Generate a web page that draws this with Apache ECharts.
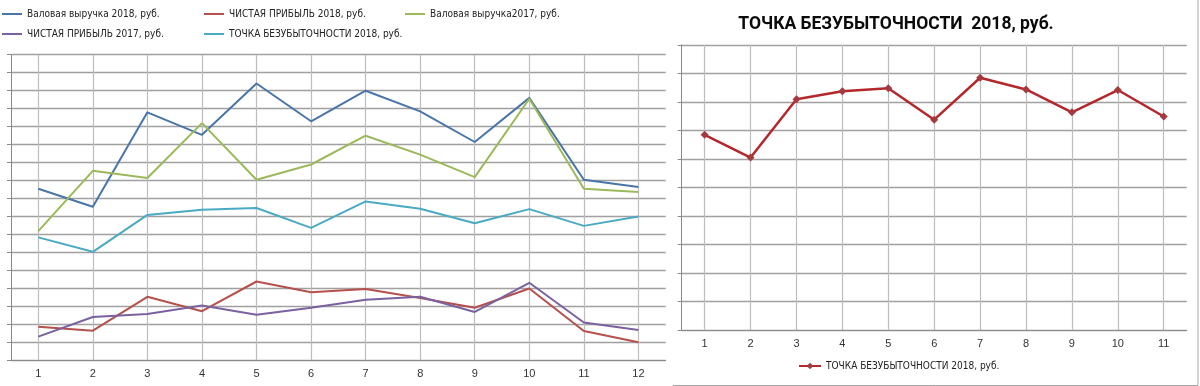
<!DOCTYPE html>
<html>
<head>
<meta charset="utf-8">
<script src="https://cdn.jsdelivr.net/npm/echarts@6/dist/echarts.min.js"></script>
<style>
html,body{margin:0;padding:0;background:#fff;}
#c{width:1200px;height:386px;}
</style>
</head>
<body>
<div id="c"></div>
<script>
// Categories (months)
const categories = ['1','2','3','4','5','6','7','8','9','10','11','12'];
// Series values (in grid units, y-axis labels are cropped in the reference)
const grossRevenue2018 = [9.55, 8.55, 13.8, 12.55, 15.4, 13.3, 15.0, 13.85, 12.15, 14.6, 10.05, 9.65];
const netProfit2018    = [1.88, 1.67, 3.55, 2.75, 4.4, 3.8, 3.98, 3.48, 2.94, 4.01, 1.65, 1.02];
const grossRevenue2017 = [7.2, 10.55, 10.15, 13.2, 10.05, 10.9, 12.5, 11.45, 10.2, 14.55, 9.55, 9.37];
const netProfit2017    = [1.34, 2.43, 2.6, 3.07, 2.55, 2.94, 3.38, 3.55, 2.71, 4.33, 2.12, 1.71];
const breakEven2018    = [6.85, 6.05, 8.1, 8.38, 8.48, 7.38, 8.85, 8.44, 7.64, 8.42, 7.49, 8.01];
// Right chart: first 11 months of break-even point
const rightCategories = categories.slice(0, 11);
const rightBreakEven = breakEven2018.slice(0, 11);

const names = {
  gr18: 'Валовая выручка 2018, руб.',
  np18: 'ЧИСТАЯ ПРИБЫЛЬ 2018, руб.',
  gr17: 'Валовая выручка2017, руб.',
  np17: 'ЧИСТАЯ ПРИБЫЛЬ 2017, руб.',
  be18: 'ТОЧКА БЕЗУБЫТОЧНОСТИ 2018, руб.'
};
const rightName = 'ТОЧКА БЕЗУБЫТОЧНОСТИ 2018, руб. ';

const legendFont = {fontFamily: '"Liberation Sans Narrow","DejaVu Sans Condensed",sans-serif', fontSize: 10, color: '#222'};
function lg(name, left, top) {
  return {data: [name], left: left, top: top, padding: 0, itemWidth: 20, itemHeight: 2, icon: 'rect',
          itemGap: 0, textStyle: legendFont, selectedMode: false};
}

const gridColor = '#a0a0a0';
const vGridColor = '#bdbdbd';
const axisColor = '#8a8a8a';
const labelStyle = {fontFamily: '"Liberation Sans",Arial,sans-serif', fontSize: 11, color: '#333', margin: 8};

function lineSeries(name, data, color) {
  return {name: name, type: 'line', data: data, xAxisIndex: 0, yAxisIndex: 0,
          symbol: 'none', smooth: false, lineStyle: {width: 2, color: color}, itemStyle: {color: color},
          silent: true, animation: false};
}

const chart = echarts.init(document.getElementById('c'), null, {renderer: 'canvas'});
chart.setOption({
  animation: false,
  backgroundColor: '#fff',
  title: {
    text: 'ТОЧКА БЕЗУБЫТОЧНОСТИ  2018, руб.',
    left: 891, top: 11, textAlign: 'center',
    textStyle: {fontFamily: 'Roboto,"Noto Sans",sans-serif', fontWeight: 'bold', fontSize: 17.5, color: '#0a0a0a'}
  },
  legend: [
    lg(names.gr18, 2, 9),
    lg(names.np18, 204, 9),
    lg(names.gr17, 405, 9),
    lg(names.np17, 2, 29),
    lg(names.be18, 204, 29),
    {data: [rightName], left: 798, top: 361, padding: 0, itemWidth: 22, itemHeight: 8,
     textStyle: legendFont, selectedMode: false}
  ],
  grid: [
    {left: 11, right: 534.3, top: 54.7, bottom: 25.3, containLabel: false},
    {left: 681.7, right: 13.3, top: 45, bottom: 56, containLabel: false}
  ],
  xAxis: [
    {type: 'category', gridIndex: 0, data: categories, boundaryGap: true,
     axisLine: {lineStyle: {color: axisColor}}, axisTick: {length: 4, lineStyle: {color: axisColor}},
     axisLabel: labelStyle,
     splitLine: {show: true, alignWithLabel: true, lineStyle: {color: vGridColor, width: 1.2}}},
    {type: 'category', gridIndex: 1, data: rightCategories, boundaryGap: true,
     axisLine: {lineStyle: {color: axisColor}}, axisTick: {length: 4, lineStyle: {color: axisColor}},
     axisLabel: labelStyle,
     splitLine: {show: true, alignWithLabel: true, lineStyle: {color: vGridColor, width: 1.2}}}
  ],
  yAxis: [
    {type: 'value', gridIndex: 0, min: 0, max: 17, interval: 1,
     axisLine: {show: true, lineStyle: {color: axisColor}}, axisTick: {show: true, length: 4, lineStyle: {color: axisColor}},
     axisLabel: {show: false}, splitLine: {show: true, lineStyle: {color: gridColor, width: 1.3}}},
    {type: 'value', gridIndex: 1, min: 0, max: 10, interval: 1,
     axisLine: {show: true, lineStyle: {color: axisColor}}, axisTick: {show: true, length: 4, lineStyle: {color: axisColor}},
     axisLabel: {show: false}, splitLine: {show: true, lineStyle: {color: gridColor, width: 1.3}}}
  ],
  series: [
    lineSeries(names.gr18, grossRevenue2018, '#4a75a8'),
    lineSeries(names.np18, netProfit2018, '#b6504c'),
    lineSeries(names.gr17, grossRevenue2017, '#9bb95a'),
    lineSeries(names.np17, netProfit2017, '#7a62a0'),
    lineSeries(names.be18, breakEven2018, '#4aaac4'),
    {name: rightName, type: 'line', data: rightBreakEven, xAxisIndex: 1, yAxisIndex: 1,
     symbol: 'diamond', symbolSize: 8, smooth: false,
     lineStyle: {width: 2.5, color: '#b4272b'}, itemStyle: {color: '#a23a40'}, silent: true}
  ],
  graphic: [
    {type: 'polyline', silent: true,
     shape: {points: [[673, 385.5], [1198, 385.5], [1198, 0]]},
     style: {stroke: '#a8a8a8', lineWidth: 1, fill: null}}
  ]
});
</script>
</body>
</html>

■ What you need to do ■
Go through the data above and transcribe it in full, omitting any image.

■ Complete response ■
Generate a web page that draws this with Apache ECharts.
<!DOCTYPE html>
<html>
<head>
<meta charset="utf-8">
<script src="https://cdn.jsdelivr.net/npm/echarts@6/dist/echarts.min.js"></script>
<style>
html,body{margin:0;padding:0;background:#fff;}
#c{width:1200px;height:386px;}
</style>
</head>
<body>
<div id="c"></div>
<script>
// Categories (months)
const categories = ['1','2','3','4','5','6','7','8','9','10','11','12'];
// Series values (in grid units, y-axis labels are cropped in the reference)
const grossRevenue2018 = [9.55, 8.55, 13.8, 12.55, 15.4, 13.3, 15.0, 13.85, 12.15, 14.6, 10.05, 9.65];
const netProfit2018    = [1.88, 1.67, 3.55, 2.75, 4.4, 3.8, 3.98, 3.48, 2.94, 4.01, 1.65, 1.02];
const grossRevenue2017 = [7.2, 10.55, 10.15, 13.2, 10.05, 10.9, 12.5, 11.45, 10.2, 14.55, 9.55, 9.37];
const netProfit2017    = [1.34, 2.43, 2.6, 3.07, 2.55, 2.94, 3.38, 3.55, 2.71, 4.33, 2.12, 1.71];
const breakEven2018    = [6.85, 6.05, 8.1, 8.38, 8.48, 7.38, 8.85, 8.44, 7.64, 8.42, 7.49, 8.01];
// Right chart: first 11 months of break-even point
const rightCategories = categories.slice(0, 11);
const rightBreakEven = breakEven2018.slice(0, 11);

const names = {
  gr18: 'Валовая выручка 2018, руб.',
  np18: 'ЧИСТАЯ ПРИБЫЛЬ 2018, руб.',
  gr17: 'Валовая выручка2017, руб.',
  np17: 'ЧИСТАЯ ПРИБЫЛЬ 2017, руб.',
  be18: 'ТОЧКА БЕЗУБЫТОЧНОСТИ 2018, руб.'
};
const rightName = 'ТОЧКА БЕЗУБЫТОЧНОСТИ 2018, руб. ';

const legendFont = {fontFamily: '"Liberation Sans Narrow","DejaVu Sans Condensed",sans-serif', fontSize: 10, color: '#222'};
function lg(name, left, top) {
  return {data: [name], left: left, top: top, padding: 0, itemWidth: 20, itemHeight: 2, icon: 'rect',
          itemGap: 0, textStyle: legendFont, selectedMode: false};
}

const gridColor = '#a0a0a0';
const vGridColor = '#bdbdbd';
const axisColor = '#8a8a8a';
const labelStyle = {fontFamily: '"Liberation Sans",Arial,sans-serif', fontSize: 11, color: '#333', margin: 8};

function lineSeries(name, data, color) {
  return {name: name, type: 'line', data: data, xAxisIndex: 0, yAxisIndex: 0,
          symbol: 'none', smooth: false, lineStyle: {width: 2, color: color}, itemStyle: {color: color},
          silent: true, animation: false};
}

const chart = echarts.init(document.getElementById('c'), null, {renderer: 'canvas'});
chart.setOption({
  animation: false,
  backgroundColor: '#fff',
  title: {
    text: 'ТОЧКА БЕЗУБЫТОЧНОСТИ  2018, руб.',
    left: 891, top: 11, textAlign: 'center',
    textStyle: {fontFamily: 'Roboto,"Noto Sans",sans-serif', fontWeight: 'bold', fontSize: 17.5, color: '#0a0a0a'}
  },
  legend: [
    lg(names.gr18, 2, 9),
    lg(names.np18, 204, 9),
    lg(names.gr17, 405, 9),
    lg(names.np17, 2, 29),
    lg(names.be18, 204, 29),
    {data: [rightName], left: 798, top: 361, padding: 0, itemWidth: 22, itemHeight: 8,
     textStyle: legendFont, selectedMode: false}
  ],
  grid: [
    {left: 11, right: 534.3, top: 54.7, bottom: 25.3, containLabel: false},
    {left: 681.7, right: 13.3, top: 45, bottom: 56, containLabel: false}
  ],
  xAxis: [
    {type: 'category', gridIndex: 0, data: categories, boundaryGap: true,
     axisLine: {lineStyle: {color: axisColor}}, axisTick: {length: 4, lineStyle: {color: axisColor}},
     axisLabel: labelStyle,
     splitLine: {show: true, alignWithLabel: true, lineStyle: {color: vGridColor, width: 1.2}}},
    {type: 'category', gridIndex: 1, data: rightCategories, boundaryGap: true,
     axisLine: {lineStyle: {color: axisColor}}, axisTick: {length: 4, lineStyle: {color: axisColor}},
     axisLabel: labelStyle,
     splitLine: {show: true, alignWithLabel: true, lineStyle: {color: vGridColor, width: 1.2}}}
  ],
  yAxis: [
    {type: 'value', gridIndex: 0, min: 0, max: 17, interval: 1,
     axisLine: {show: true, lineStyle: {color: axisColor}}, axisTick: {show: true, length: 4, lineStyle: {color: axisColor}},
     axisLabel: {show: false}, splitLine: {show: true, lineStyle: {color: gridColor, width: 1.3}}},
    {type: 'value', gridIndex: 1, min: 0, max: 10, interval: 1,
     axisLine: {show: true, lineStyle: {color: axisColor}}, axisTick: {show: true, length: 4, lineStyle: {color: axisColor}},
     axisLabel: {show: false}, splitLine: {show: true, lineStyle: {color: gridColor, width: 1.3}}}
  ],
  series: [
    lineSeries(names.gr18, grossRevenue2018, '#4a75a8'),
    lineSeries(names.np18, netProfit2018, '#b6504c'),
    lineSeries(names.gr17, grossRevenue2017, '#9bb95a'),
    lineSeries(names.np17, netProfit2017, '#7a62a0'),
    lineSeries(names.be18, breakEven2018, '#4aaac4'),
    {name: rightName, type: 'line', data: rightBreakEven, xAxisIndex: 1, yAxisIndex: 1,
     symbol: 'diamond', symbolSize: 8, smooth: false,
     lineStyle: {width: 2.5, color: '#b4272b'}, itemStyle: {color: '#a23a40'}, silent: true}
  ],
  graphic: [
    {type: 'polyline', silent: true,
     shape: {points: [[673, 385.5], [1198, 385.5], [1198, 0]]},
     style: {stroke: '#a8a8a8', lineWidth: 1, fill: null}}
  ]
});
</script>
</body>
</html>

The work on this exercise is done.